DATA SECTION:
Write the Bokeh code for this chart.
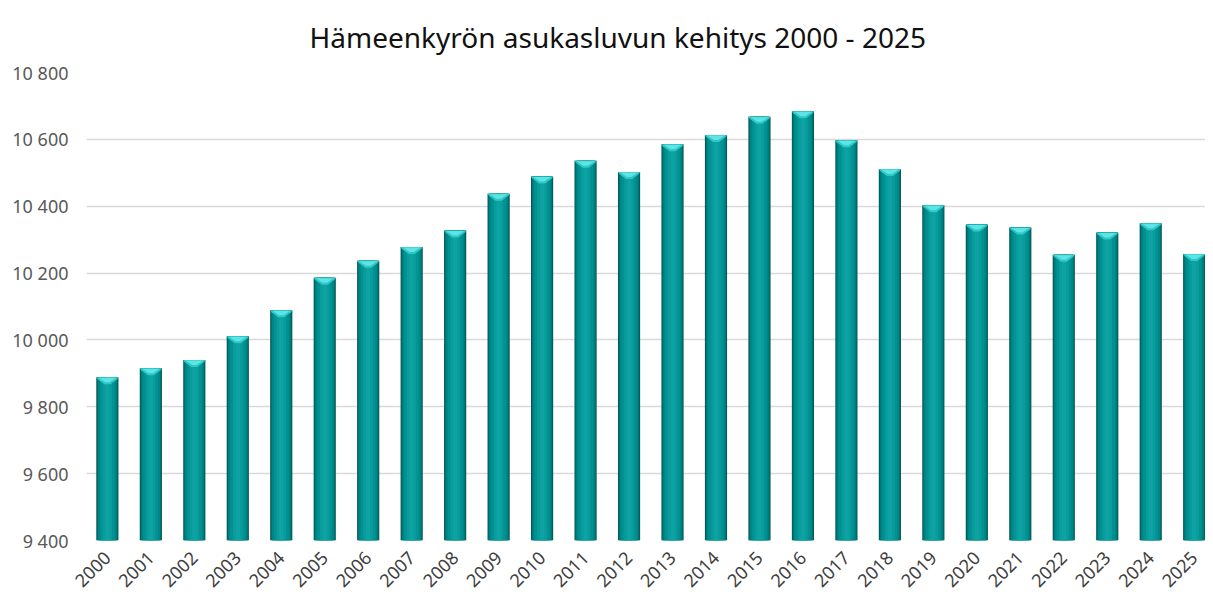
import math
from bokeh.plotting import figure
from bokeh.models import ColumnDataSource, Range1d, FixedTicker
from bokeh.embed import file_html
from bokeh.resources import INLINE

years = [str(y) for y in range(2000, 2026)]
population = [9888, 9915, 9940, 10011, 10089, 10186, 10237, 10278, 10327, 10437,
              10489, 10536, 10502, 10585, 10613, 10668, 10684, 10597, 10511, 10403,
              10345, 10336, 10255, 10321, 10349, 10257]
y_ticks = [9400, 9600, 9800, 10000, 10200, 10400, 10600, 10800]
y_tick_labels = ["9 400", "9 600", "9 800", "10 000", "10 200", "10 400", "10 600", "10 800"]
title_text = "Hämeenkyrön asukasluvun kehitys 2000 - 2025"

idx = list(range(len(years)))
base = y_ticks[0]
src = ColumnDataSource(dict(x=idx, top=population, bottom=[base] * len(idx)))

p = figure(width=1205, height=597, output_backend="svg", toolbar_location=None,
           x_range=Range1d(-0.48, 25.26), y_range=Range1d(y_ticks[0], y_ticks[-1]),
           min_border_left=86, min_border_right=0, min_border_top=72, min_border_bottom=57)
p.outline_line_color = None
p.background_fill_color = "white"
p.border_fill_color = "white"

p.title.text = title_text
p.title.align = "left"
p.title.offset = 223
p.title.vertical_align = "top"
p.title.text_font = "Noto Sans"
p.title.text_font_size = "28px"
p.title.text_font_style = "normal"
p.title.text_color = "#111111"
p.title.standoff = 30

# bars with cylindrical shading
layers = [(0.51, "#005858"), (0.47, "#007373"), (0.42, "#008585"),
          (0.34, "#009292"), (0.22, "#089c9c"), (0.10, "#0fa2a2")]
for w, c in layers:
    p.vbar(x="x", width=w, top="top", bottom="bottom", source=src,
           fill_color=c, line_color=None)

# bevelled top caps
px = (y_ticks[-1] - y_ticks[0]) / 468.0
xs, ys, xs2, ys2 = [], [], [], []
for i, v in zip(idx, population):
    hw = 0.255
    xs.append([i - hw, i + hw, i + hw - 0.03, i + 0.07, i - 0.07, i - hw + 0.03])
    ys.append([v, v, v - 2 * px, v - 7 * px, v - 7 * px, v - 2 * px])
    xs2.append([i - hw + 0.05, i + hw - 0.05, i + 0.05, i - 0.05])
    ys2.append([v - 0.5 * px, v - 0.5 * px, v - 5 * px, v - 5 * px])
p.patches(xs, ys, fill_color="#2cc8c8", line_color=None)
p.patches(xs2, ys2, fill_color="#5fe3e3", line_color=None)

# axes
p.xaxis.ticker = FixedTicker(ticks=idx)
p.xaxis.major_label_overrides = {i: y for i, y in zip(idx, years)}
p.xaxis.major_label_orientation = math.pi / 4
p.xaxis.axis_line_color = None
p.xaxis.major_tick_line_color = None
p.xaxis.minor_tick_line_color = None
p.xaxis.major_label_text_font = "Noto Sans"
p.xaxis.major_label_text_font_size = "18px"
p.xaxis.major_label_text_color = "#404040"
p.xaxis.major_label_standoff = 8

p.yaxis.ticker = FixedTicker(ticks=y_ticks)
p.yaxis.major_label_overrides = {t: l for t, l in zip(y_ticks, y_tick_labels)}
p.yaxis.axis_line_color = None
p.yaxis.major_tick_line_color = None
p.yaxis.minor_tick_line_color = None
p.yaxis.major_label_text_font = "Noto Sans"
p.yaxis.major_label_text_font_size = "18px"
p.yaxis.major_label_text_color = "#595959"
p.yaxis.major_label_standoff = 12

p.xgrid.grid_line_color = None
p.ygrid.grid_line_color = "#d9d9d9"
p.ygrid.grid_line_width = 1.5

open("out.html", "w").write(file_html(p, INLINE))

OBJECTIVE: Begin at the top of the material above and output each line exactly, stopping after the line that holds "fill_color=c, line_color=None)". Leave out pictures.

ANSWER FOR THIS EXERCISE:
Write the Bokeh code for this chart.
import math
from bokeh.plotting import figure
from bokeh.models import ColumnDataSource, Range1d, FixedTicker
from bokeh.embed import file_html
from bokeh.resources import INLINE

years = [str(y) for y in range(2000, 2026)]
population = [9888, 9915, 9940, 10011, 10089, 10186, 10237, 10278, 10327, 10437,
              10489, 10536, 10502, 10585, 10613, 10668, 10684, 10597, 10511, 10403,
              10345, 10336, 10255, 10321, 10349, 10257]
y_ticks = [9400, 9600, 9800, 10000, 10200, 10400, 10600, 10800]
y_tick_labels = ["9 400", "9 600", "9 800", "10 000", "10 200", "10 400", "10 600", "10 800"]
title_text = "Hämeenkyrön asukasluvun kehitys 2000 - 2025"

idx = list(range(len(years)))
base = y_ticks[0]
src = ColumnDataSource(dict(x=idx, top=population, bottom=[base] * len(idx)))

p = figure(width=1205, height=597, output_backend="svg", toolbar_location=None,
           x_range=Range1d(-0.48, 25.26), y_range=Range1d(y_ticks[0], y_ticks[-1]),
           min_border_left=86, min_border_right=0, min_border_top=72, min_border_bottom=57)
p.outline_line_color = None
p.background_fill_color = "white"
p.border_fill_color = "white"

p.title.text = title_text
p.title.align = "left"
p.title.offset = 223
p.title.vertical_align = "top"
p.title.text_font = "Noto Sans"
p.title.text_font_size = "28px"
p.title.text_font_style = "normal"
p.title.text_color = "#111111"
p.title.standoff = 30

# bars with cylindrical shading
layers = [(0.51, "#005858"), (0.47, "#007373"), (0.42, "#008585"),
          (0.34, "#009292"), (0.22, "#089c9c"), (0.10, "#0fa2a2")]
for w, c in layers:
    p.vbar(x="x", width=w, top="top", bottom="bottom", source=src,
           fill_color=c, line_color=None)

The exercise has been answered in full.